• [To be done]: Extract each line where the string "that" shows up.

::::

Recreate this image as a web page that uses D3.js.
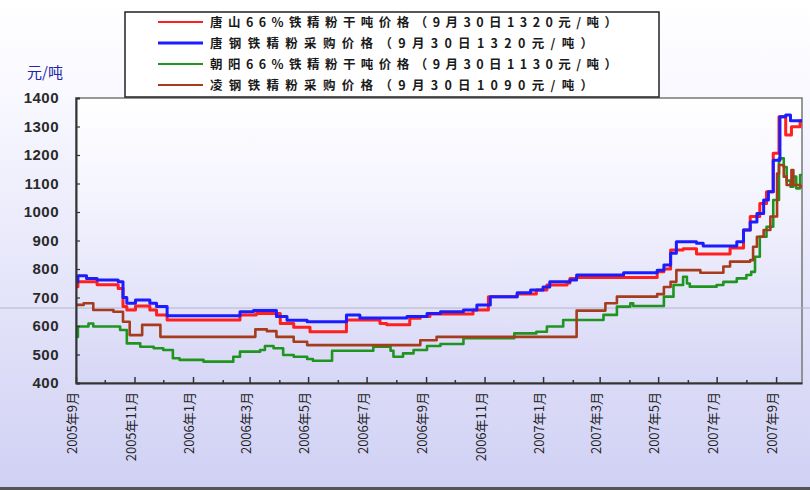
<!DOCTYPE html>
<html>
<head>
<meta charset="utf-8">
<script src="https://cdn.jsdelivr.net/npm/d3@7"></script>
<style>
  body { margin: 0; background: #fff; }
  svg { display: block; }
</style>
</head>
<body>
<svg id="chart"></svg>
<script>
// step series, [date, yuan/ton] = value from that date on
const tangshan = [["2005-09-01",738],["2005-09-03",755],["2005-09-23",745],["2005-10-15",732],["2005-10-20",668],["2005-10-24",656],["2005-11-02",670],["2005-11-17",656],["2005-11-24",639],["2005-12-05",621],["2006-02-19",639],["2006-03-08",644],["2006-04-02",609],["2006-04-16",596],["2006-05-03",580],["2006-06-10",621],["2006-07-15",609],["2006-07-22",604],["2006-08-15",627],["2006-08-26",633],["2006-09-05",642],["2006-10-20",656],["2006-11-05",703],["2006-12-05",712],["2006-12-25",726],["2007-01-05",744],["2007-01-26",751],["2007-01-29",767],["2007-02-05",770],["2007-04-30",790],["2007-05-07",800],["2007-05-14",867],["2007-05-27",871],["2007-06-10",853],["2007-07-15",874],["2007-07-29",937],["2007-08-05",984],["2007-08-15",1030],["2007-08-22",1071],["2007-08-29",1206],["2007-09-04",1334],["2007-09-11",1270],["2007-09-17",1299],["2007-09-26",1320],["2007-09-28",1320]]
const tanggang = [["2005-09-01",755],["2005-09-03",776],["2005-09-12",767],["2005-09-23",761],["2005-10-15",755],["2005-10-20",700],["2005-10-24",680],["2005-11-02",691],["2005-11-17",680],["2005-11-24",668],["2005-12-05",636],["2006-02-19",650],["2006-03-05",654],["2006-03-29",633],["2006-04-09",620],["2006-04-30",615],["2006-06-10",639],["2006-06-24",628],["2006-08-12",633],["2006-09-02",644],["2006-09-16",650],["2006-10-10",656],["2006-10-24",674],["2006-11-07",703],["2006-12-05",717],["2006-12-19",726],["2007-01-01",737],["2007-01-08",755],["2007-01-29",761],["2007-02-05",779],["2007-03-26",787],["2007-04-30",796],["2007-05-07",814],["2007-05-14",855],["2007-05-20",896],["2007-06-10",890],["2007-06-17",881],["2007-07-22",896],["2007-07-29",937],["2007-08-05",965],["2007-08-12",995],["2007-08-19",1042],["2007-08-24",1071],["2007-08-29",1182],["2007-09-05",1334],["2007-09-11",1340],["2007-09-16",1320],["2007-09-28",1320]]
const chaoyang = [["2005-09-01",562],["2005-09-03",598],["2005-09-14",609],["2005-09-19",598],["2005-10-17",586],["2005-10-24",539],["2005-11-07",527],["2005-11-21",522],["2005-12-01",516],["2005-12-11",487],["2005-12-18",481],["2006-01-12",475],["2006-02-12",492],["2006-02-19",510],["2006-03-12",516],["2006-03-17",530],["2006-03-26",522],["2006-04-05",498],["2006-04-16",492],["2006-04-30",484],["2006-05-06",478],["2006-05-26",513],["2006-07-08",527],["2006-07-26",513],["2006-07-29",492],["2006-08-08",504],["2006-08-19",516],["2006-09-02",530],["2006-09-16",537],["2006-10-10",557],["2006-12-02",574],["2006-12-25",580],["2007-01-05",598],["2007-01-22",621],["2007-03-05",639],["2007-03-19",668],["2007-04-02",680],["2007-04-05",670],["2007-05-07",703],["2007-05-17",744],["2007-05-27",773],["2007-05-31",749],["2007-06-03",738],["2007-07-01",744],["2007-07-08",755],["2007-07-22",767],["2007-08-01",779],["2007-08-06",790],["2007-08-10",843],["2007-08-15",913],["2007-08-22",948],["2007-08-29",1042],["2007-09-04",1188],["2007-09-09",1158],["2007-09-12",1110],["2007-09-16",1089],["2007-09-19",1124],["2007-09-22",1083],["2007-09-26",1130],["2007-09-28",1130]]
const linggang = [["2005-09-01",674],["2005-09-09",680],["2005-09-19",656],["2005-10-10",650],["2005-10-20",615],["2005-10-27",568],["2005-11-09",604],["2005-11-28",562],["2006-03-07",588],["2006-03-19",582],["2006-03-29",562],["2006-04-16",545],["2006-04-30",533],["2006-08-26",550],["2006-09-12",562],["2007-02-05",654],["2007-03-07",680],["2007-03-19",703],["2007-04-30",712],["2007-05-07",737],["2007-05-14",755],["2007-05-20",796],["2007-06-14",787],["2007-07-08",809],["2007-07-15",826],["2007-08-05",831],["2007-08-08",878],["2007-08-12",913],["2007-08-19",937],["2007-08-26",984],["2007-09-02",1135],["2007-09-04",1165],["2007-09-09",1124],["2007-09-12",1095],["2007-09-17",1147],["2007-09-19",1095],["2007-09-26",1090],["2007-09-28",1090]]

const seriesNames = ["唐山66%铁精粉干吨价格（9月30日1320元/吨）", "唐钢铁精粉采购价格（9月30日1320元/吨）", "朝阳66%铁精粉干吨价格（9月30日1130元/吨）", "凌钢铁精粉采购价格（9月30日1090元/吨）"]
const yTicks = [400, 500, 600, 700, 800, 900, 1000, 1100, 1200, 1300, 1400]
const dateRange = ["2005-09-01", "2007-09-28"]
const yUnit = "元/吨"

const width = 810, height = 490
const margin = {left: 76, right: 8, top: 98, bottom: 107}
const colors = ["#ff1f1f", "#1c1cff", "#1f951f", "#a53c1c"]
const widths = [3, 3, 2.6, 2.6]
const legendLen = [407, 383, 407, 383]

const parse = d3.timeParse("%Y-%m-%d")
const allSeries = [tangshan, tanggang, chaoyang, linggang]
  .map(s => s.map(d => ({date: parse(d[0]), value: d[1]})))

const svg = d3.select("#chart")
  .attr("width", width)
  .attr("height", height)
  .style("font-family", "'Liberation Sans', Arial, sans-serif")

const defs = svg.append("defs")
const bgGrad = defs.append("linearGradient").attr("id", "bg-grad")
  .attr("x1", "0%").attr("y1", "0%").attr("x2", "0%").attr("y2", "100%")
bgGrad.selectAll("stop")
  .data([{o: "0%", c: "#ffffff"}, {o: "20%", c: "#f8f8ff"}, {o: "100%", c: "#d0d0f4"}])
  .enter().append("stop")
  .attr("offset", d => d.o).attr("stop-color", d => d.c)

const plotGrad = defs.append("linearGradient").attr("id", "plot-grad")
  .attr("x1", "0%").attr("y1", "0%").attr("x2", "0%").attr("y2", "100%")
plotGrad.selectAll("stop")
  .data([{o: "0%", c: "#ffffff"}, {o: "35%", c: "#f4f4fe"}, {o: "100%", c: "#d6d6f6"}])
  .enter().append("stop")
  .attr("offset", d => d.o).attr("stop-color", d => d.c)

svg.append("rect")
  .attr("width", width).attr("height", height)
  .attr("fill", "url(#bg-grad)")

const x = d3.scaleTime()
  .domain(dateRange.map(parse))
  .range([margin.left, width - margin.right])
const y = d3.scaleLinear()
  .domain([400, 1400])
  .range([height - margin.bottom, margin.top])

// plot area
svg.append("rect")
  .attr("x", margin.left).attr("y", margin.top)
  .attr("width", width - margin.right - margin.left)
  .attr("height", height - margin.bottom - margin.top)
  .attr("fill", "url(#plot-grad)")
  .attr("stroke", "#777")
  .attr("stroke-width", 1.5)

// faint horizontal line running across the picture
svg.append("line")
  .attr("x1", 0).attr("x2", width)
  .attr("y1", y(663)).attr("y2", y(663))
  .attr("stroke", "#b4b4cc")
  .attr("stroke-width", 1)

const line = d3.line()
  .curve(d3.curveStepAfter)
  .x(d => x(d.date))
  .y(d => y(d.value))

// draw order: green, brown, red, blue
const order = [2, 3, 0, 1]
svg.append("g")
  .selectAll("path")
  .data(order)
  .enter()
  .append("path")
  .attr("d", i => line(allSeries[i]))
  .attr("fill", "none")
  .attr("stroke", i => colors[i])
  .attr("stroke-width", i => widths[i])
  .attr("stroke-linejoin", "round")

// y axis
const yAxis = d3.axisRight(y).tickValues(yTicks).tickSize(4).tickFormat("")
const gy = svg.append("g")
  .attr("transform", `translate(${margin.left},0)`)
  .call(yAxis)
gy.select(".domain").attr("stroke", "#333").attr("stroke-width", 2)
gy.selectAll(".tick line").attr("stroke", "#333").attr("stroke-width", 1.2)

svg.append("g")
  .selectAll("text")
  .data(yTicks)
  .enter()
  .append("text")
  .attr("x", 59)
  .attr("y", d => y(d))
  .attr("dy", "0.36em")
  .attr("text-anchor", "end")
  .style("font-size", "15px")
  .style("font-weight", "bold")
  .style("letter-spacing", "0.5px")
  .attr("fill", "#2a2a2a")
  .text(d => d)

svg.append("text")
  .attr("x", 27).attr("y", 78)
  .style("font-family", "'Noto Sans CJK SC', sans-serif")
  .style("font-size", "15px")
  .attr("fill", "#2424a8")
  .text(yUnit)

// x axis, a tick each month, label every other month
const months = d3.timeMonth.range(parse(dateRange[0]), d3.timeDay.offset(parse(dateRange[1]), 1))
const xAxis = d3.axisTop(x).tickValues(months).tickSizeInner(0).tickSizeOuter(0).tickFormat("")
const gx = svg.append("g")
  .attr("transform", `translate(0,${height - margin.bottom})`)
  .call(xAxis)
gx.select(".domain").attr("stroke", "#333").attr("stroke-width", 2)
gx.selectAll(".tick line")
  .attr("y2", (d, i) => i % 2 === 0 ? -6 : -3)
  .attr("stroke", "#333")
  .attr("stroke-width", 1.5)

svg.append("g")
  .selectAll("text")
  .data(months.filter((d, i) => i % 2 === 0))
  .enter()
  .append("text")
  .attr("transform", d => `translate(${x(d) + 1},${height - margin.bottom + 9}) rotate(-90)`)
  .attr("text-anchor", "end")
  .style("font-family", "'Noto Sans CJK SC', sans-serif")
  .style("font-size", "13px")
  .attr("fill", "#222")
  .text(d => `${d.getFullYear()}年${d.getMonth() + 1}月`)

// legend
const legend = svg.append("g")
legend.append("rect")
  .attr("x", 125).attr("y", 12)
  .attr("width", 534).attr("height", 85)
  .attr("fill", "#fff")
  .attr("stroke", "#222")
  .attr("stroke-width", 1.5)

const rows = legend.selectAll("g.row")
  .data(seriesNames)
  .enter()
  .append("g")
  .attr("class", "row")
  .attr("transform", (d, i) => `translate(0,${22 + i * 21})`)

rows.append("line")
  .attr("x1", 158).attr("x2", 203)
  .attr("stroke", (d, i) => colors[i])
  .attr("stroke-width", (d, i) => i === 1 ? 3 : 2)

rows.append("text")
  .attr("x", 210)
  .attr("dy", "0.36em")
  .attr("textLength", (d, i) => legendLen[i])
  .attr("lengthAdjust", "spacing")
  .style("font-family", "'Noto Sans CJK SC', sans-serif")
  .style("font-size", "12.5px")
  .style("font-weight", "bold")
  .attr("fill", "#1a1a1a")
  .text(d => d)

// dark edge along the bottom of the picture
svg.append("rect")
  .attr("x", 0).attr("y", 487)
  .attr("width", width).attr("height", 3)
  .attr("fill", "#555")
</script>
</body>
</html>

::::

• [Output of the exercise]:
Recreate this image as a web page that uses D3.js.
// step series, [date, yuan/ton] = value from that date on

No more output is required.